Authentic Examples - Team Building activities

  Caption Text

Coast Guard Surf Team - Chief Warrant Officer Young was anxious about being a member of the U.S. Coast Guard's prestigious Surf Operations Training and Advisory Group. The Group sets policy for the Search and Rescue crews that operate 47' boats in extremely rough seas (see picture right). Due to his experience and reputation, he knew he would be looked to as an informal leader of the team. While preparing himself, he found the Tuckman model. Since the team was made up of diverse personalities of different ranks, he sought some sort of professional team building exercise to help orient the team. After introductions, he coordinated an exercise, where teams of two would write down and explain the stages they expected the team to go through. Some folks had 20 stage lists, other focused more on coffee and lunch breaks. Mr. Young then posted (Figure 1) and explained Tuckman's stages of development to the team, aligning their stages where appropriate. The result -"They all knew what to expect, that validated the process and got us to the performing stage fast".


Figure 1. This model was posted the duration of the workshop.
Some referred to it as the "search pattern" and would ask
"where are we in the pattern with this discussion?"

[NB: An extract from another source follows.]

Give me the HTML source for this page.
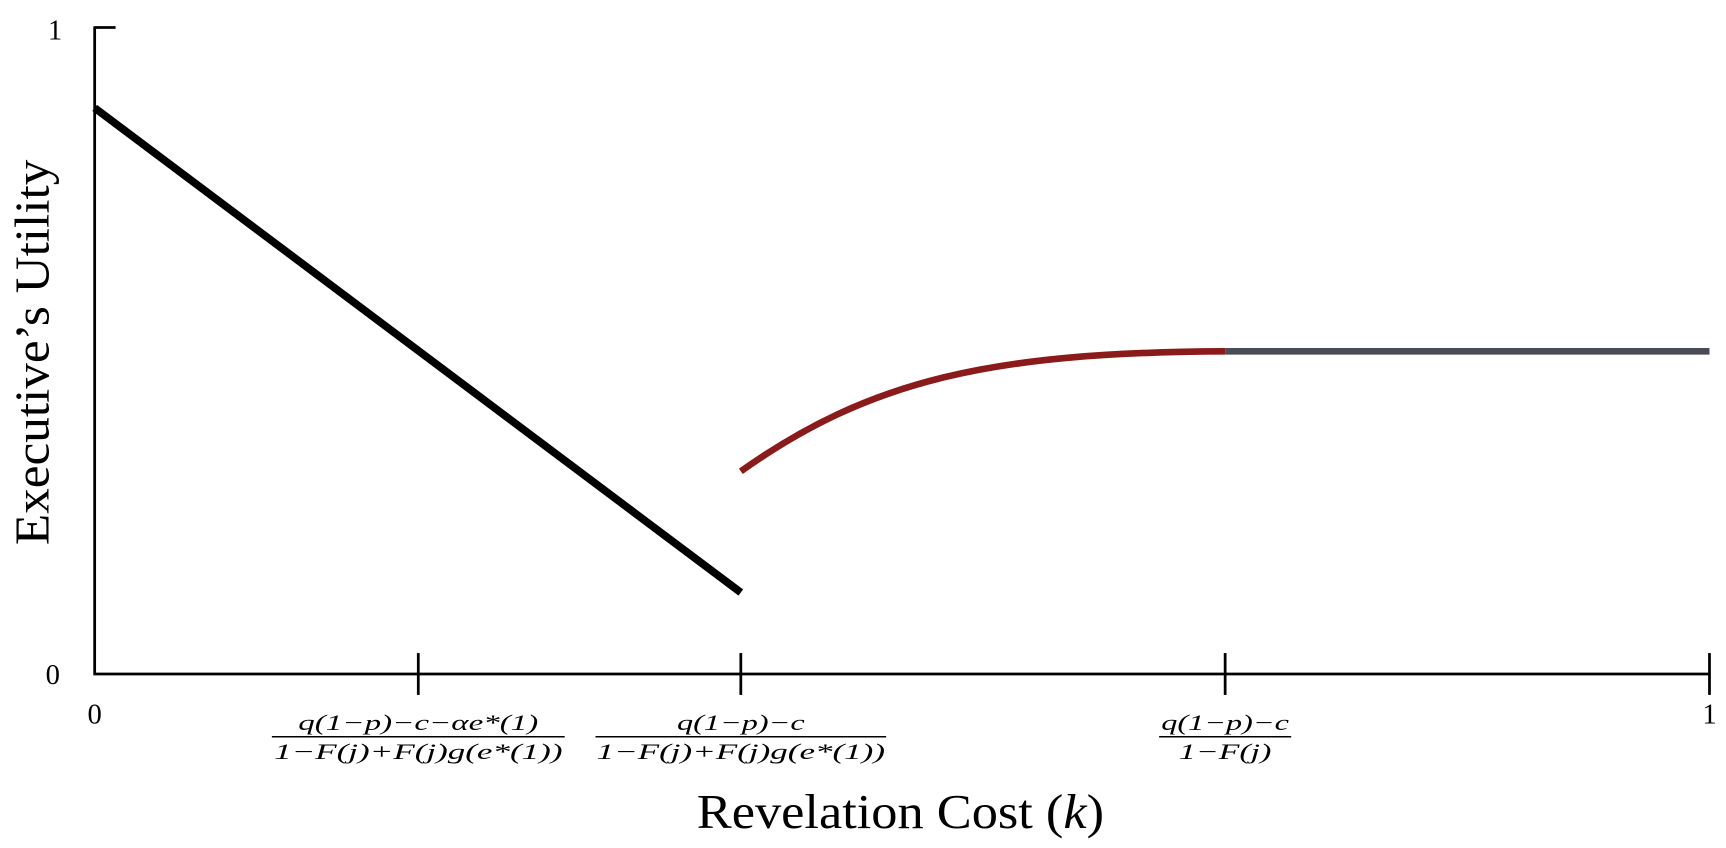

Golf Cart Scavenger Hunt-Tracey Fogarty is the sales/services director at La Casa del Zorro Desert Resort, Borrego Springs, CA. She encountered a recent team building event, involving Toyota of El Cajon, CA, staging an annual gathering of managers who normally don't work in daily contact. "They like to re-establish their connection with one another and refine their team-building skills," she says. "We did a golf cart scavenger hunt. It's a little bit crazy, not your standard deal, but still a real fun way to re-connect and talk a little shop." It is a fun event that still has an objective-relationship building.

References

Bateman, A. (1990), Team building: Developing a productive team, In Nebraska Cooperative Extension CC352. Retrieved February 16, 2004, from http://ianrpubs.unl.edu/misc/cc352.htm

Gordon, J. (2002) Team building. Journal of American Academy of Business, 2(1), 185-189.

Rawlings, D. (2000). Collaborative leadership teams: Oxymoron or new paradigm? Consulting Psychology Journal: Practice & Research, 52(1) 36-48.

Tuckman, B. (1965). Developmental sequence in small groups. Psychological Bulletin, 63(6), 384 - 399.